Beyond the glowing green and red lights, past the shimmering silvery tinsel, around the fragrant pine boughs, another Christmas lingers, a Christmas of contradictions.
This is a Christmas where carved foam soldiers guard Santa in the parking lot of a church just before a holiday parade. This is a Christmas where thousands of Santas run in an annual fundraising race, a sea of red hats and performance apparel. This is a Christmas where garages and homes are transformed into elaborate, festive wonderlands. This is a Christmas where Christian families reenact the birth of Christ, where Santa plays pool in a bar and where more is more is more.
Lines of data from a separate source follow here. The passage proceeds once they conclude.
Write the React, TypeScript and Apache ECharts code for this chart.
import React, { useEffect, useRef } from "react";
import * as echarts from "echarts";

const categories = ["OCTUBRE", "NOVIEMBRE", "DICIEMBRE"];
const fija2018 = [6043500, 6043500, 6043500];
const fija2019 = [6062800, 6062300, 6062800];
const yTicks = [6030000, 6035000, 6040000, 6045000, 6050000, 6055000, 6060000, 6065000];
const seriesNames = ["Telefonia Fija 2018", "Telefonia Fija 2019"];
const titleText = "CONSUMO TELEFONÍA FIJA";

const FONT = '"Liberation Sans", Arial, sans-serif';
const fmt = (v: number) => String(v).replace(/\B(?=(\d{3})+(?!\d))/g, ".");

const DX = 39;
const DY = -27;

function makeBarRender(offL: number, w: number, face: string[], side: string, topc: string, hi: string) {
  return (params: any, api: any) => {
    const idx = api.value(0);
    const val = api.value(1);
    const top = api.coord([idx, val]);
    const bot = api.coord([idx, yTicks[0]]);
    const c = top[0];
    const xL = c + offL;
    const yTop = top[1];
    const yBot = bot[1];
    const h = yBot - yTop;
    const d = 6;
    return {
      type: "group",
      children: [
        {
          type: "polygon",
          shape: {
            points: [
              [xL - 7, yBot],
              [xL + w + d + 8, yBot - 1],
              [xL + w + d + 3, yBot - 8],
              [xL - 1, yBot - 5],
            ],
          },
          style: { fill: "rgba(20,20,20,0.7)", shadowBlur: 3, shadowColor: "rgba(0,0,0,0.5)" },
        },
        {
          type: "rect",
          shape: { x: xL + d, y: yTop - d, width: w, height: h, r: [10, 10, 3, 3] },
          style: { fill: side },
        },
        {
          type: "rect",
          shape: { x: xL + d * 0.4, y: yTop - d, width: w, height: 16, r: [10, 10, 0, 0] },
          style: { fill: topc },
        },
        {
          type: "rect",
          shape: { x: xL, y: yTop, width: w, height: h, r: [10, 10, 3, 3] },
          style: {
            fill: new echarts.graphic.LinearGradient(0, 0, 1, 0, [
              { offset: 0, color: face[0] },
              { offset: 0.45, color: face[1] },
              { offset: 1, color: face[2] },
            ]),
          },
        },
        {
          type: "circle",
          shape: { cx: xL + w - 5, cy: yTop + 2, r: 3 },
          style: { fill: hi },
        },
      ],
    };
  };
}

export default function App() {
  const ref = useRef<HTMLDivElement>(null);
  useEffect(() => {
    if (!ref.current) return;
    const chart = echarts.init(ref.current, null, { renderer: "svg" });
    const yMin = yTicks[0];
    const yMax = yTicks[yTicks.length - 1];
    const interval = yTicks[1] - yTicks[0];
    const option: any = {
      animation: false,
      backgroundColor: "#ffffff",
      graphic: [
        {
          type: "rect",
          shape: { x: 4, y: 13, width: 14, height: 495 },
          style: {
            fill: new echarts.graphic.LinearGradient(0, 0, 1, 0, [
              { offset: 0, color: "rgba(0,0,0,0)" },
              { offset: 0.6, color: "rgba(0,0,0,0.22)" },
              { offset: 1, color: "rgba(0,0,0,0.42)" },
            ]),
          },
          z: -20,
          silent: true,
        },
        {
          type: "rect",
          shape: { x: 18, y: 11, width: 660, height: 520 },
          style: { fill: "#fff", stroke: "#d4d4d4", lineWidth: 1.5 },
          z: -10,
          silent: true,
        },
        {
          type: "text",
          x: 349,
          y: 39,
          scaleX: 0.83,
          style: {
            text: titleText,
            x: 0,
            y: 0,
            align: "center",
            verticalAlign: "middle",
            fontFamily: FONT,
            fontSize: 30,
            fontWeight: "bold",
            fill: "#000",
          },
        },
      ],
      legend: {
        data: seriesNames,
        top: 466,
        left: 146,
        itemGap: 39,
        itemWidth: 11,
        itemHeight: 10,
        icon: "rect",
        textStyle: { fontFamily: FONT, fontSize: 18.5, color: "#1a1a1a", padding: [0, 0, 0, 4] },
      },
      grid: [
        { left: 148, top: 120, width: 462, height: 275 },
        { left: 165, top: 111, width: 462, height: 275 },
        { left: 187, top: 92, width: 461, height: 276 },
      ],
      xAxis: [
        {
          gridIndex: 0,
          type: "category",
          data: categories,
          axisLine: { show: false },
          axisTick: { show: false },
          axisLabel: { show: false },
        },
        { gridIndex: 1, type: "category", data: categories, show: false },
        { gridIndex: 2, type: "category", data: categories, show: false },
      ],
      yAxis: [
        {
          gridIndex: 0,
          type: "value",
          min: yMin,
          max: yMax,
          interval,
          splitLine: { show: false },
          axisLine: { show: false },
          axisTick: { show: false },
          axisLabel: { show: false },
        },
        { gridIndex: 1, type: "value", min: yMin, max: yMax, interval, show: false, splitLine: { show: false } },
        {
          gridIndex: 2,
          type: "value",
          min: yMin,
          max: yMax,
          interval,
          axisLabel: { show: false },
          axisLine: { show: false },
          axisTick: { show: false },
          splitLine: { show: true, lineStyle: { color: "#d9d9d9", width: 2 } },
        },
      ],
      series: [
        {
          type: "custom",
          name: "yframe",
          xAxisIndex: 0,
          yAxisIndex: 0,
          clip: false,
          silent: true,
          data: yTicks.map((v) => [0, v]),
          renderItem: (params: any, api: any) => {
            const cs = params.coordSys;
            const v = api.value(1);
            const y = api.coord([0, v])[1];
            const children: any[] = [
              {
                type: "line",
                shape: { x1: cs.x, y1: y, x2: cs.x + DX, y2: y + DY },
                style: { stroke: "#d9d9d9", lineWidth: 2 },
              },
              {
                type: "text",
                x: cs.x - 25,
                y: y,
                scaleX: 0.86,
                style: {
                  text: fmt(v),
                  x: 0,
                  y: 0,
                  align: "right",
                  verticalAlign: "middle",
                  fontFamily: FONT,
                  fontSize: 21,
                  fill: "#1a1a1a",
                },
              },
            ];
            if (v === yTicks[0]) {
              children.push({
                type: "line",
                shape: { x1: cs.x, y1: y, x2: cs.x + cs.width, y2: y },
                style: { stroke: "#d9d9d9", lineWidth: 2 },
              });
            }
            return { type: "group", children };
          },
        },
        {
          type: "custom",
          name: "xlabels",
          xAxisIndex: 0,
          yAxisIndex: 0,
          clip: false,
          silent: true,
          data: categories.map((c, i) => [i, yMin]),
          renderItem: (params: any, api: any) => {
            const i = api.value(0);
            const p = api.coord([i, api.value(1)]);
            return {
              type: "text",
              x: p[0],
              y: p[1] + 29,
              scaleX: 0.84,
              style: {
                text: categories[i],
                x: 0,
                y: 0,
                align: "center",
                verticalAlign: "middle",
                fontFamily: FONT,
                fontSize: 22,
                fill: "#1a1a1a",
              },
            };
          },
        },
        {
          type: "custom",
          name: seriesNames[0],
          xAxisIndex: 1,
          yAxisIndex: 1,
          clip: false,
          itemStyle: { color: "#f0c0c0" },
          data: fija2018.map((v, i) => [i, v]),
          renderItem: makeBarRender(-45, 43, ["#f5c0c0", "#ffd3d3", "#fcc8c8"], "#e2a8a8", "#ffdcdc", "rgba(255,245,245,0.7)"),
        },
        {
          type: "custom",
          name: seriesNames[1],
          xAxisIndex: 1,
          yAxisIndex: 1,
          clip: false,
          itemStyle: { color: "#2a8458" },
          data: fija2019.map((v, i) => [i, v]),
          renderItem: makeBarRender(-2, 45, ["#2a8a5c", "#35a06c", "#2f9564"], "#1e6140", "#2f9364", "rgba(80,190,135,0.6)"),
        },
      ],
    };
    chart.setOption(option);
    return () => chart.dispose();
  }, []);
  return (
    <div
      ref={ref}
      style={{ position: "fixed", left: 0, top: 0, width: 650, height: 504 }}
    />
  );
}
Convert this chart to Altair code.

This Christmas is complex and at times, uncomfortable. It’s awkward and sometimes bleak. But it is also sincere and celebratory, colorful and creative.
This is the Christmas I have grown to love during my 7 year photographic exploration of the biggest event on the American calendar. I grew up in a secular home and at times felt like a Christmas outsider, never connected to the holiday’s religious importance, or its more extreme cultural trappings. But in these photos, I become a Christmas insider, working to discover and reveal what holiday magic, or mania, compels so many to devote thousands of hours to hanging lights, to carving and painting figurines, to building miniature villages, to converting their homes, yards, garages and cars into monuments to merriness.
Initially inspired by the absurdity of a four story inflatable Santa who appeared to be guarding a tree lot, I have launched this survey of uniquely American Christmas traditions. “Christmas in America” is an unvarnished examination of the ways people mark the holiday’s meaning.